With a year of his political career remaining, Gov. Walz is, unfortunately, determined to do as much damage as he can on his way out.
Today, giving a press conference on the fatal shooting by an ICE agent in Minneapolis yesterday, the governor invoked the experiences of the 1st Minnesota Infantry Regiment at the battle of Gettysburg:
I told the heroic story of the 1st Minnesota in the Spring 2023 issue of our magazine, Thinking Minnesota. On the second day of the battle — July 2nd, 1863, not July 3rd as the governor mistakenly thinks — they played the decisive role in stopping the Confederate attack on the center of the Union line. “The superb gallantry of those men saved our line from being broken,” their Corps commander, Winfield Scott Hancock wrote. “No soldiers, on any field, in this or any other country, ever displayed grander heroism.” “At twilight,” I wrote in 2023, “just 47 men answered the regimental roll call. Of the 262 Minnesotans who charged the Confederates, 215 — 82 percent — were killed or wounded, the most severe losses suffered by a Union regiment in a single engagement during the Civil War.”
But besides getting one of the most hallowed dates in Minnesota’s state history wrong — a poor performance from a former history teacher — the governor’s analogy fails in broader, crucial ways.

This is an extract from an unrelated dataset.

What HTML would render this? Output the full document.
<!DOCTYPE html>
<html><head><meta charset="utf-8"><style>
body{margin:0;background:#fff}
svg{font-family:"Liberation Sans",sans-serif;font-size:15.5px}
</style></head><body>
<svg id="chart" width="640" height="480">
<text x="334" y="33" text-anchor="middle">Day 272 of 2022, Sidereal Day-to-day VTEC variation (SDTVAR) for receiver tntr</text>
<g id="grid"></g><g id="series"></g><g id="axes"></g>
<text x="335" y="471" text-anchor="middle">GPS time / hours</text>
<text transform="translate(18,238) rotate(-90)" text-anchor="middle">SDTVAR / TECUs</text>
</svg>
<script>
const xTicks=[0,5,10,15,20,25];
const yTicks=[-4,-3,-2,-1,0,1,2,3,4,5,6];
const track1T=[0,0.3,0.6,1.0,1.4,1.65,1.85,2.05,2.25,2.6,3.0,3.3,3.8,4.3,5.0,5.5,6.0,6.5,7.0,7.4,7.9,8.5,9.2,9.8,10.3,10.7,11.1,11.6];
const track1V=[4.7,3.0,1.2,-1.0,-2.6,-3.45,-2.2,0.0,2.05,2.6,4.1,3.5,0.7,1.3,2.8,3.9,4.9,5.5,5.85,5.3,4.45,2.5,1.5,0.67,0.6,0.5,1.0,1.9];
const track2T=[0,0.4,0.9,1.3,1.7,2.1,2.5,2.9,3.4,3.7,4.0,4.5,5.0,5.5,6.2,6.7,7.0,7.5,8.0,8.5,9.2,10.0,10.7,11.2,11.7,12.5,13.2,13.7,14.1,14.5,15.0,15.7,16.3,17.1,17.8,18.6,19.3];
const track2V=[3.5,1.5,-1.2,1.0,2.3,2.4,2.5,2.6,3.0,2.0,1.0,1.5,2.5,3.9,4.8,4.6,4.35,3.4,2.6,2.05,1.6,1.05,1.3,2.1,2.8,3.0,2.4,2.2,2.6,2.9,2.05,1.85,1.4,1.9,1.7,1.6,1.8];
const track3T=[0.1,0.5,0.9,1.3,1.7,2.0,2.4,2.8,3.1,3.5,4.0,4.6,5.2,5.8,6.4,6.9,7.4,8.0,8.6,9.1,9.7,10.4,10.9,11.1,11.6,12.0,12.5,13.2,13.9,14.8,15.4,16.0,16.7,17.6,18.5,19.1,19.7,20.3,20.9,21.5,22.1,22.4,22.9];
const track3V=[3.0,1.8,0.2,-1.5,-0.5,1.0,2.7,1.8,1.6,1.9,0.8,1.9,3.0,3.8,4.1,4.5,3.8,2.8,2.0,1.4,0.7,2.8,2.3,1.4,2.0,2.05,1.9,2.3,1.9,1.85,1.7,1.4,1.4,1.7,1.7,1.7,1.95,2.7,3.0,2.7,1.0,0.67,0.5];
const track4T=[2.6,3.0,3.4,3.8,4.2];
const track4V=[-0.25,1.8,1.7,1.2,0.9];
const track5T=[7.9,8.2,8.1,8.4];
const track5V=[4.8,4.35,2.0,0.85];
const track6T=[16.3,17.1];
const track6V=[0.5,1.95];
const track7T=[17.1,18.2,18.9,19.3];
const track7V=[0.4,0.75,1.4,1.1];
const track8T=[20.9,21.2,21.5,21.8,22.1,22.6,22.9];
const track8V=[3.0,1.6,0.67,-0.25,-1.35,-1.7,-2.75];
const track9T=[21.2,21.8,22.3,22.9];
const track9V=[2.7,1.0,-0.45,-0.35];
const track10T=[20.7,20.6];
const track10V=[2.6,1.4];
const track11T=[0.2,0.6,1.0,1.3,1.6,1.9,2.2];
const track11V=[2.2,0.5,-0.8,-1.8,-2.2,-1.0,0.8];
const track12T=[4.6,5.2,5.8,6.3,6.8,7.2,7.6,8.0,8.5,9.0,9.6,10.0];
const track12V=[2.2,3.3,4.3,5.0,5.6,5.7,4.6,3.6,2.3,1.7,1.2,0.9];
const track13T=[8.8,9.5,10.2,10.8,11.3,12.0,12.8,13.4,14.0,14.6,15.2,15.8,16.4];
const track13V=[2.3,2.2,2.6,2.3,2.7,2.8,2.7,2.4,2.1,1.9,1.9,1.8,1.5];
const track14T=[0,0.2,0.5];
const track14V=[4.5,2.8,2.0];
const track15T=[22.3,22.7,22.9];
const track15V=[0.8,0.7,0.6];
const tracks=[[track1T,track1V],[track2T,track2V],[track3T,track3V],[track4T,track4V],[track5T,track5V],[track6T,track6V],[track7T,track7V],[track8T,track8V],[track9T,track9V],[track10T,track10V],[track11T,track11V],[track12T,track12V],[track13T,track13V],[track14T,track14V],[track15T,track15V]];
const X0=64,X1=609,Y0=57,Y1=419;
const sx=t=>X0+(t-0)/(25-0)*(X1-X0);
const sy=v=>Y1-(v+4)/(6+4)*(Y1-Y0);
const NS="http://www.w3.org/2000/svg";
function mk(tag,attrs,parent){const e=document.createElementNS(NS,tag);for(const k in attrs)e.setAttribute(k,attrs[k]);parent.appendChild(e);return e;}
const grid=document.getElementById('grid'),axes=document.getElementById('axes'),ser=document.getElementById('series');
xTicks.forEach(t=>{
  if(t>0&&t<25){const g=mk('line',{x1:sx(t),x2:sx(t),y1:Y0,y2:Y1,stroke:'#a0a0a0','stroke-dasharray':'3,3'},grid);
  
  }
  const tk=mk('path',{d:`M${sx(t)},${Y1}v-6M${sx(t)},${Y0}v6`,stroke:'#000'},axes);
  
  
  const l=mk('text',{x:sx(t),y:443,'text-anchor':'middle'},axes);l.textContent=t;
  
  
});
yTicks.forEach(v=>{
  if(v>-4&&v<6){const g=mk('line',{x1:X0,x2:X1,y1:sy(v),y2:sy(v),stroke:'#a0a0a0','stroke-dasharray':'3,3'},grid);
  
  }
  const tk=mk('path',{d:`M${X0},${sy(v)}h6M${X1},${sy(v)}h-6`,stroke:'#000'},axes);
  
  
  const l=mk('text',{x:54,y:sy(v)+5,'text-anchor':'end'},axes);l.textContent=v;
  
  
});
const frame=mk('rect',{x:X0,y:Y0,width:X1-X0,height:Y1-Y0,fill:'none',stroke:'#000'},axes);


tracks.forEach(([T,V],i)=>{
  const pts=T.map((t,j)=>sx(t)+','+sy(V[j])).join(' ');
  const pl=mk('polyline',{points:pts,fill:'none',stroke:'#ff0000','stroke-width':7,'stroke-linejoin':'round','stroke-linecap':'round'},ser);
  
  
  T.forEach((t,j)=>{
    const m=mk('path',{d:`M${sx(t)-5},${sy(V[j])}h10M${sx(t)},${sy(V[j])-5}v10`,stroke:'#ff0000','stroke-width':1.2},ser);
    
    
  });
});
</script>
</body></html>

First, the 1st Minnesota were fighting on behalf of the federal government. Second, they were fighting against the forces of secessionist states which sought remove themselves from rule by the federal government. If Gov. Walz is serious about his lunatic threats to turn the National Guard loose on federal agents, then, by analogy, he is placing them in the role of the 28th Virginia, the Confederate regiment whose battle flag the 1st Minnesota captured while foiling Pickett’s Charge on July 3rd.
That flag is in the possession of the Minnesota Historical Society. The governor should go and see it sometime.